Material provided:
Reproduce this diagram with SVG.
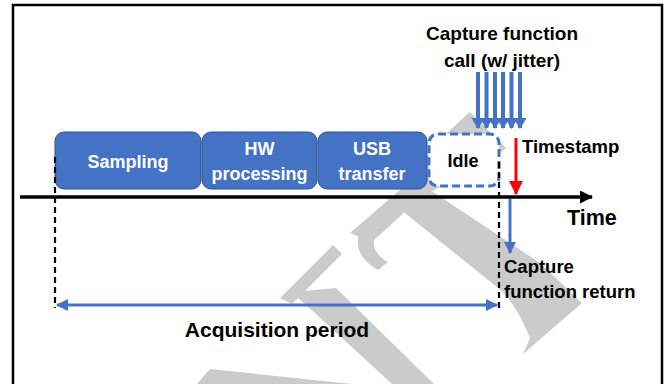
==
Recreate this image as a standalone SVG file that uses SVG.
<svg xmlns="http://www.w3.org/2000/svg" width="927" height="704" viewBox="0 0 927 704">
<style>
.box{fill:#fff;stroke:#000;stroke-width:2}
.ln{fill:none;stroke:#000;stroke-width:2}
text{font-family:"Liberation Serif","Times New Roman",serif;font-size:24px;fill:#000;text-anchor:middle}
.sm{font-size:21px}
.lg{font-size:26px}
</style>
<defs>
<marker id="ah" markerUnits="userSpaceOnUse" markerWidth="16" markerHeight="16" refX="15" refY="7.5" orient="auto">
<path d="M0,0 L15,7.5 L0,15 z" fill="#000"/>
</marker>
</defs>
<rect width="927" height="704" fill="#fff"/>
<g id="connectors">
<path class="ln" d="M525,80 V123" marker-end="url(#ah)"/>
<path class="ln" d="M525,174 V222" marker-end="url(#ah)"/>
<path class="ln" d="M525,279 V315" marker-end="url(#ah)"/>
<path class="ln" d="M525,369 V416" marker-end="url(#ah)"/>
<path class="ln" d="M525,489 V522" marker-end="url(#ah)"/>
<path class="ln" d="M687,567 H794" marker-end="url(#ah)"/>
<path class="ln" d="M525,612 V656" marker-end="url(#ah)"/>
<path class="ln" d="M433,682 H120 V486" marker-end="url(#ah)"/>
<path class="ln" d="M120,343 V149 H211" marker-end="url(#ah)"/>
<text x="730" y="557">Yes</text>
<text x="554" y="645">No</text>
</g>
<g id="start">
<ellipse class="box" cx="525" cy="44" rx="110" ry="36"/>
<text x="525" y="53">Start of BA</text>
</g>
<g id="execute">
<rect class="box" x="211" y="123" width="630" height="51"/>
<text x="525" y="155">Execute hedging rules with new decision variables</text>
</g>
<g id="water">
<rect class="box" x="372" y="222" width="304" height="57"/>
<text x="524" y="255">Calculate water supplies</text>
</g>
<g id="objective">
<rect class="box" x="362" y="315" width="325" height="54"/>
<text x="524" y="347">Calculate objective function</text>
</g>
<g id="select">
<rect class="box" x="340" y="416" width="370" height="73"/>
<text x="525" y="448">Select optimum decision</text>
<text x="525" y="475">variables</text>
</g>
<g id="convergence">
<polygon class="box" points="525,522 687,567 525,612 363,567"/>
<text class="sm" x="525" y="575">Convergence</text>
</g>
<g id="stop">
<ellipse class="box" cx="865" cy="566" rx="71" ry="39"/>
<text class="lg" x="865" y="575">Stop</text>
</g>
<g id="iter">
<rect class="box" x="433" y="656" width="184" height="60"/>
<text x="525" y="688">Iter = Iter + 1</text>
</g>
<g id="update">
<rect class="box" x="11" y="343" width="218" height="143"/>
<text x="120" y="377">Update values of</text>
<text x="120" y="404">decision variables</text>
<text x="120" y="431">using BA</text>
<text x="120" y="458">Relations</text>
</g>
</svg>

Job: From the entries above, copy every line containing the word "this".

The output:
Reproduce this diagram with SVG.
Recreate this image as a standalone SVG file that uses SVG.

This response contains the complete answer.